Not the first girl to tackle or play
For many years, girls have played high school football in Charlotte and throughout North Carolina.
Ten years ago, for example, Evans was coaching at Ardrey Kell when a burned out girls’ soccer player, Sydney Frankel, asked him how he felt about girls on the football team.
“I said, ‘If you can kick, you can kick,’” Evans said. “She said, ‘It doesn’t matter if I’m a girl?’ I said, ‘If you can kick, you can kick.’”
Frankel played several years at Ardrey Kell and eventually tried to walk on at Mississippi State.
Five years ago, Sydney McCorkle played kicker for Providence Day and broke the gender barrier for N.C. private school football. And in 2021, Chapel Hill High’s Brooklyn Harker started at defensive back and got in on two tackles in a 55-6 win over Carrboro.
Providence Day coach Chad Grier played quarterback at East Carolina. His son, Will, is an NFL quarterback with the Cowboys.

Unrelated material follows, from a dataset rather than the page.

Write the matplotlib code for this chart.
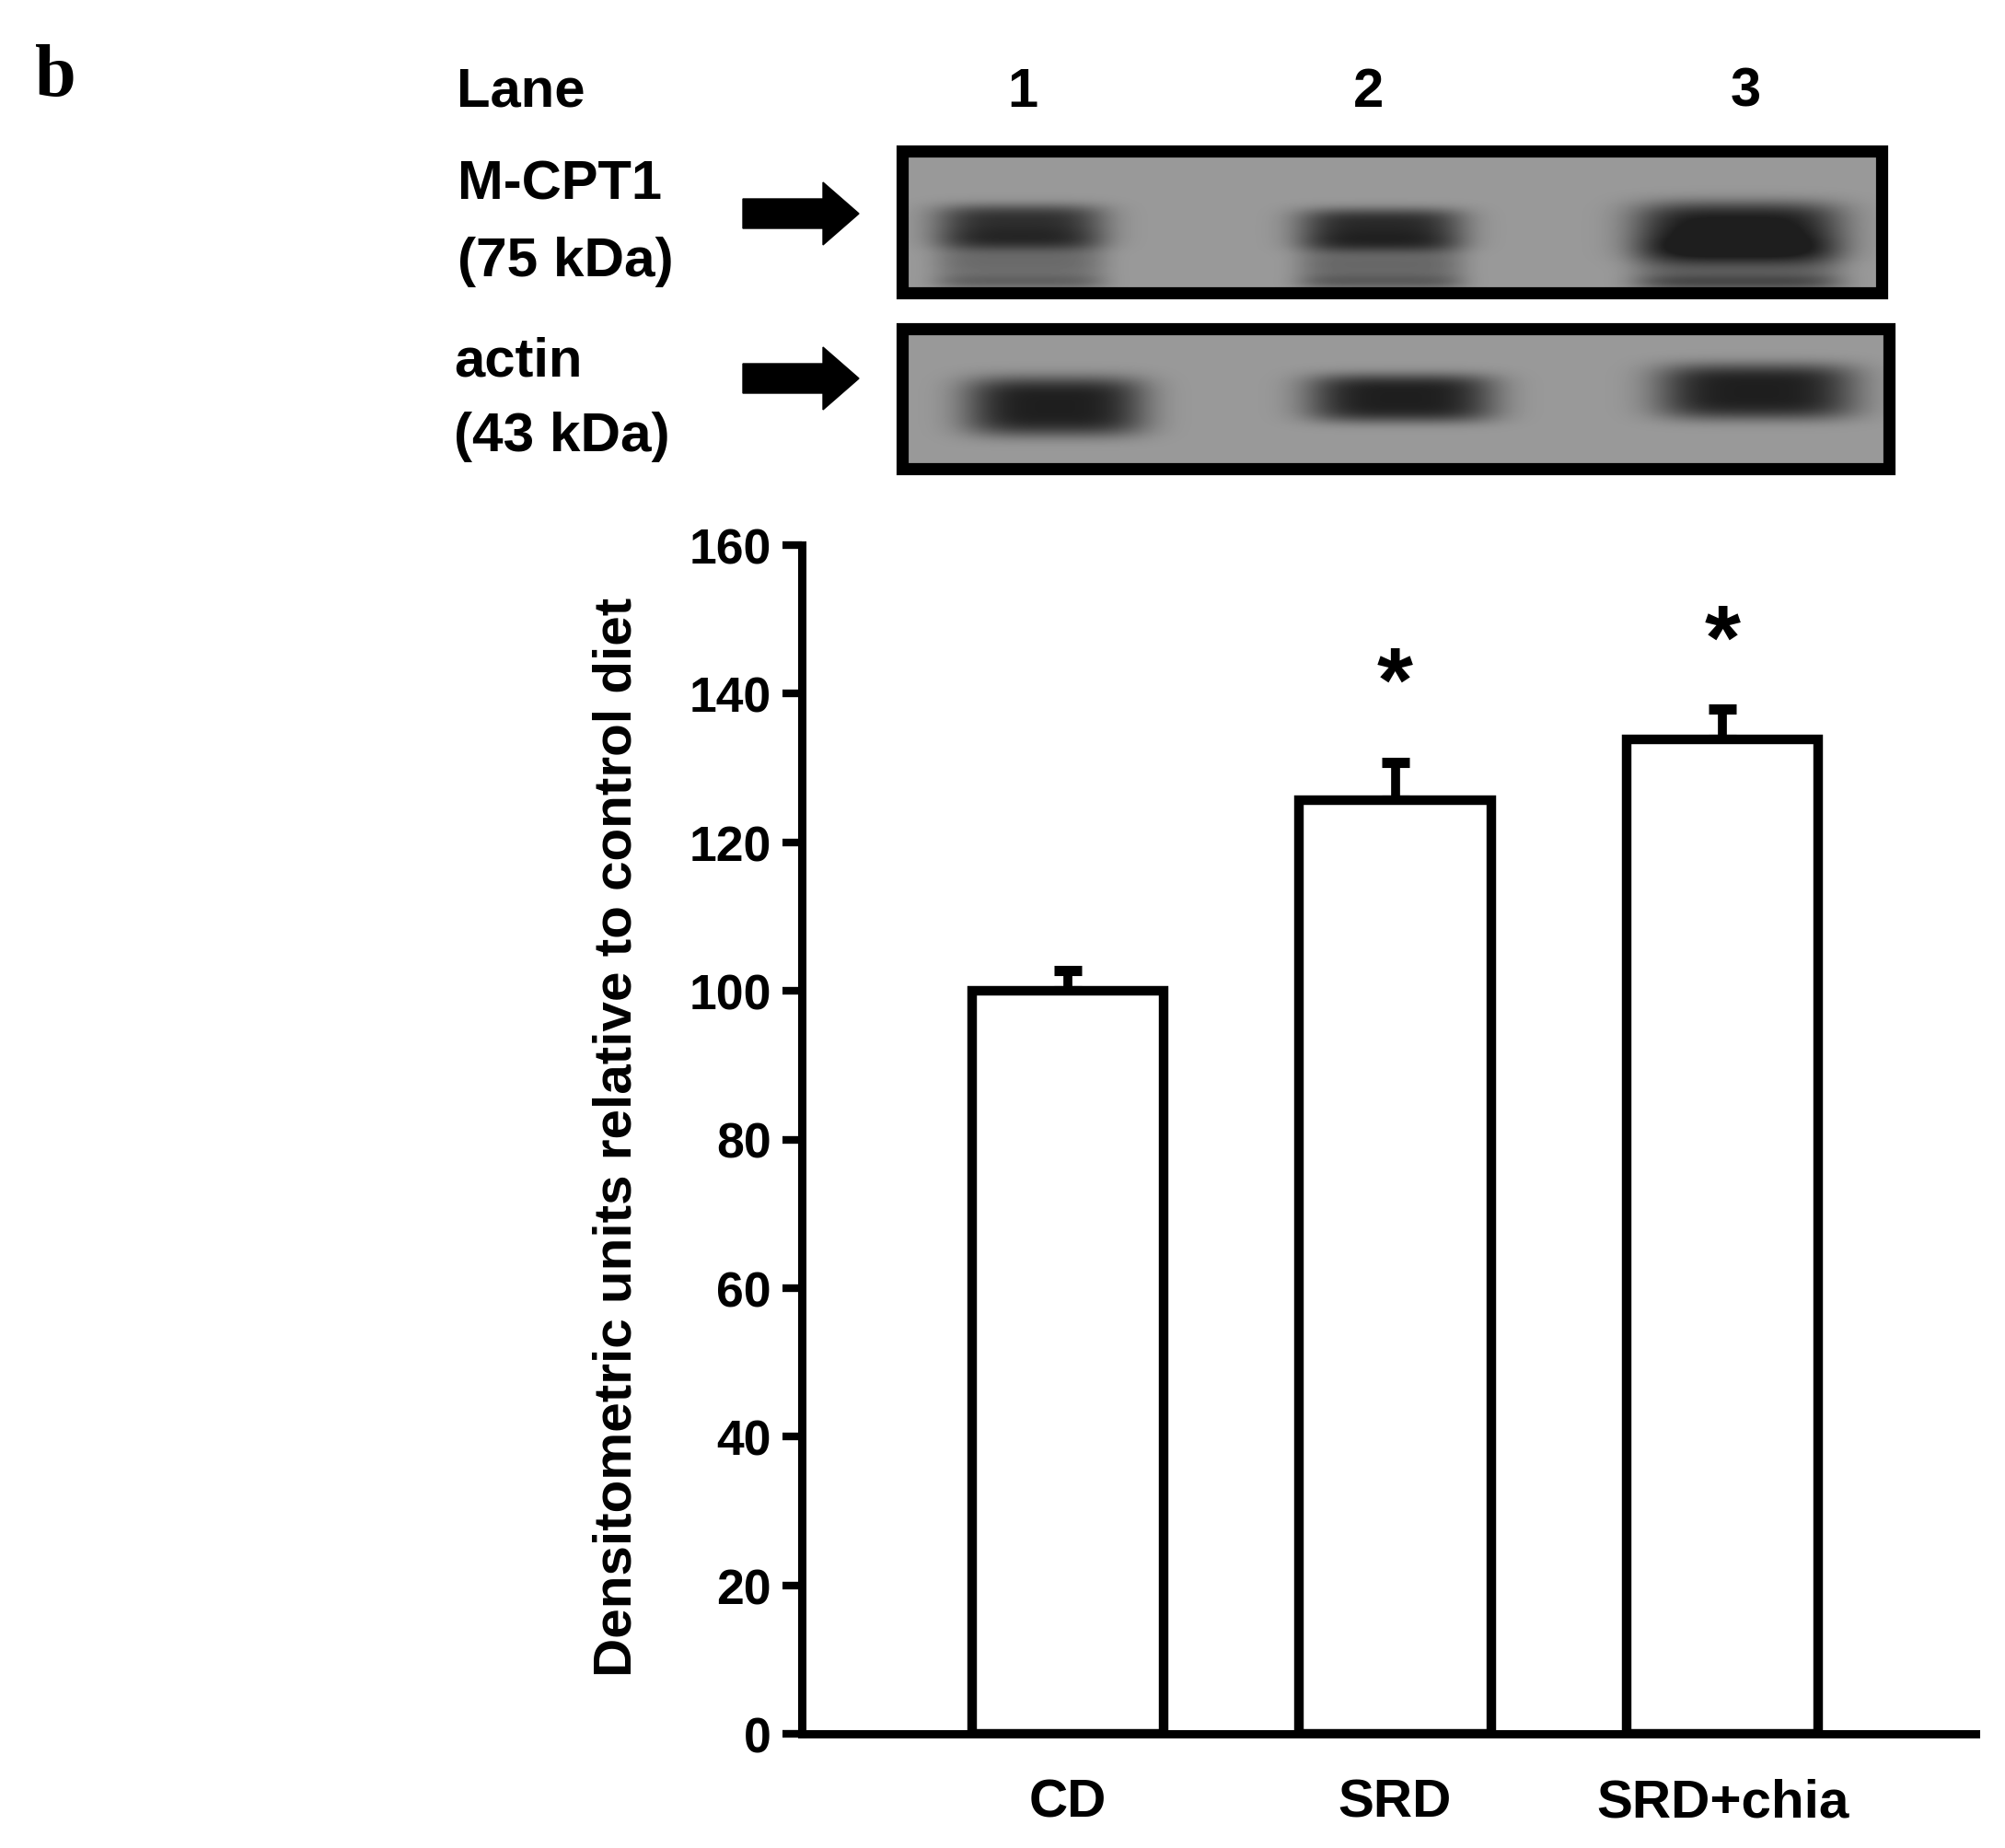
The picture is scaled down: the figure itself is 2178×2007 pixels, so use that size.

Grier said he’s seen a lot in football, and McCorkle was the first girl he’d ever coached. But Grier said he had never heard then of a girl, like Brooklyn Harker, playing an on-field position.
Until he heard about Yazmine Beverly Thursday afternoon, he still hadn’t.
“I’m sure it’s happened somewhere, but, man, that’s pretty exceptional,” Grier said. “It’s just a hugely positive thing. We don’t live in the same world we lived in 20 years ago or 50 years ago. We talk about inclusion in every walk of life. If she’s good enough to play, play. Good for her.”
Hitting the field, creating a memory
When the PA announcer called Beverly’s name as homecoming queen, she couldn’t see or hear her teammates going crazy.
She couldn’t believe it herself.
“It was very surprising,” she said. “In my mind, I was thinking, ‘One person might win and it’s OK, I can run for prom queen. It doesn’t matter.’ But once they announced my name, I was in disbelief. I was like, ‘Oh, wow.’”
That wouldn’t be the only surprise she would get that night.
Evans was determined to get her into the game, and according to available Observer records, no girls’ varsity player has ever played for a Mecklenburg County school at any position other than kicker.
“I went down at halftime and said, ‘Make sure Yaz gets in the game. I want her in the game,’” Evans said. “This needed to be a great story for her. She was willing in her junior year to let me talk her into playing football. That’s a hard step. She didn’t back down.”
Evans remembers a female player on the JV team at Harding once, but none on the varsity team. So when Beverly played 10 plays against East Mecklenburg, a memorable day became even moreso. And likely historic.
“It was a cool experience,” Evans said. “She won homecoming queen at halftime and in the second half, she goes into the game. Who’s got a better story than that? Who can say that, ‘Oh, I won homecoming queen and I played nose guard the second half, too?’”
Well, Yazmine Beverly can tell that story, and she’ll tell it with that same big smile that she has every time she tells any story.
“Ten years from now,” she said, “it will be awesome to just think about, ‘Oh, I was on the football team at one point in my life.’ That’s a very exciting thing to say, especially as a girl. And I’m not just a kicker. I’m a defensive linemen, a nose guard.”